Company culture is what gives employees clues to what is important and how to act. Business strategy usually means something to change that culture. In the compliance arena, this can mean changing the cultural imperative in a country or region that may have existed far before the U.S. company, subject to the Foreign Corrupt Practices Act (FCPA), came to exist in that location. A big part of any best practices compliance program is to recognize that changes in a business environment will lead to changes in the compliance risk. This change can be in products or services offered, locations where they are delivered or a new client base which might include foreign governments or state-owned enterprises. To meet these new compliance risks, there may need to be changes or enhancements to a compliance regime.
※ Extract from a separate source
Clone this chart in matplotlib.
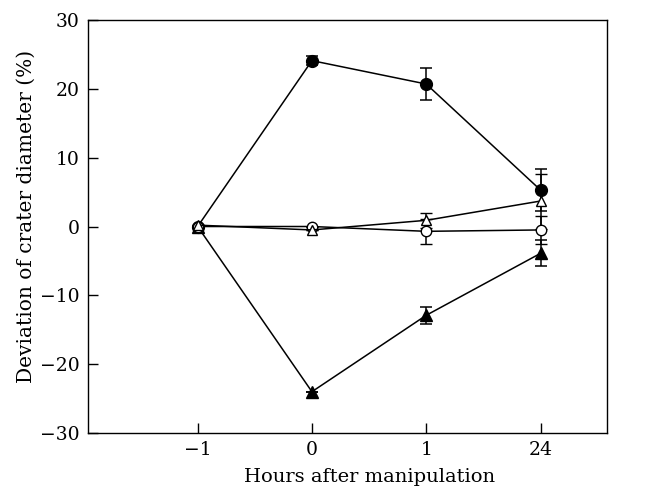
import matplotlib
matplotlib.use('Agg')
import matplotlib.pyplot as plt

plt.rcParams['font.family'] = ['DejaVu Serif', 'Liberation Serif']

# x 카테고리 (시간)
hours = ['\u22121', '0', '1', '24']
xpos = [0, 1, 2, 3]

# 시리즈 값과 오차
filled_circle = [0, 24.1, 20.7, 5.3]
filled_circle_err = [0, 0.7, 2.3, 3.0]
open_circle = [0, 0, -0.7, -0.5]
open_circle_err = [0, 0, 1.8, 2.0]
open_tri = [0.2, -0.5, 0.9, 3.7]
open_tri_err = [0, 0, 1.1, 4.0]
filled_tri = [0, -24.0, -12.9, -3.9]
filled_tri_err = [0, 0, 1.2, 1.9]

fig = plt.figure(figsize=(6.56, 4.93), dpi=100)
ax = fig.add_axes([0.134, 0.1217, 0.791, 0.8377])

common = dict(color='black', lw=1.1, capsize=4.5, elinewidth=1.1, capthick=1.1)
ax.errorbar(xpos, filled_circle, yerr=filled_circle_err, fmt='-o', ms=8.5,
            mfc='black', mec='black', zorder=3, **common)
ax.errorbar(xpos, filled_tri, yerr=filled_tri_err, fmt='-^', ms=8.5,
            mfc='black', mec='black', zorder=3, **common)
ax.errorbar(xpos, open_circle, yerr=open_circle_err, fmt='-o', ms=7.5,
            mfc='white', mec='black', mew=1.0, zorder=4, **common)
ax.errorbar(xpos, open_tri, yerr=open_tri_err, fmt='-^', ms=7.5,
            mfc='white', mec='black', mew=1.0, zorder=4, **common)

ax.set_xlim(-0.96, 3.58)
ax.set_ylim(-30, 30)
ax.set_xticks(xpos)
ax.set_xticklabels(hours)
ax.set_yticks(range(-30, 31, 10))
ax.set_yticklabels([str(v).replace('-', '\u2212') for v in range(-30, 31, 10)])
ax.tick_params(direction='in', length=7, width=1.0, labelsize=13.5, pad=6)
for s in ax.spines.values():
    s.set_linewidth(1.0)
ax.set_xlabel('Hours after manipulation', fontsize=14)
ax.set_ylabel('Deviation of crater diameter (%)', fontsize=14.5)
# 라벨 위치: 눈금 범위 가운데
ax.xaxis.set_label_coords(0.542, -0.085)
ax.yaxis.set_label_coords(-0.100, 0.525)

fig.savefig('out.png', dpi=100)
However, such changes could fail because “they fail to recognize that persuading people to accept a new way of doing things over what is familiar is complicated.” To effectively execute a business strategy change to accommodate a new compliance initiative, CCOs or compliance practitioners should have a clear understanding of not only the company’s culture, but also the cultures of the specific business units or geographic areas where they are making the enhancements. They will also need to understand the expectations of the key talent who will assist the compliance department in making the changes.
Finally, Barnaba cautions against surprise, about the most detested thing I ever saw in a company. She wrote, “The element of surprise and little or no enemy resistance are the two weapons that make culture a formidable adversary. A business strategy that understands culture and has a well-considered battle plan is likely to overcome the attack and achieve the strategic goal. At the end of her piece, Barnaba provided seven best practices for effective strategy execution, which I have adapted for the compliance function.
- Identify the changes that are critical to the execution of the compliance strategy.
- Determine the people, processes and technology that will be impacted by the compliance enhancements.
- Predetermine how the compliance enhancements will be received by the people who will be impacted by the changes.
- Manage the business units’ expectations by giving clear reasons for the changes.
- Provide compliance support to those in the business unit who will be most heavily impacted by the changes.
- Share your timeline for implementation, including any transition period and the clear expectation of when the business unit will be measured on any change in performance standards.
- Establish the transitional goal and then exceed it.
I think the Giants showed that compliance and strategy can not only exist together, but together they can lead you to succeed at the highest levels. The message is that you have to work to integrate both but if you do, the results can be nothing short of spectacular.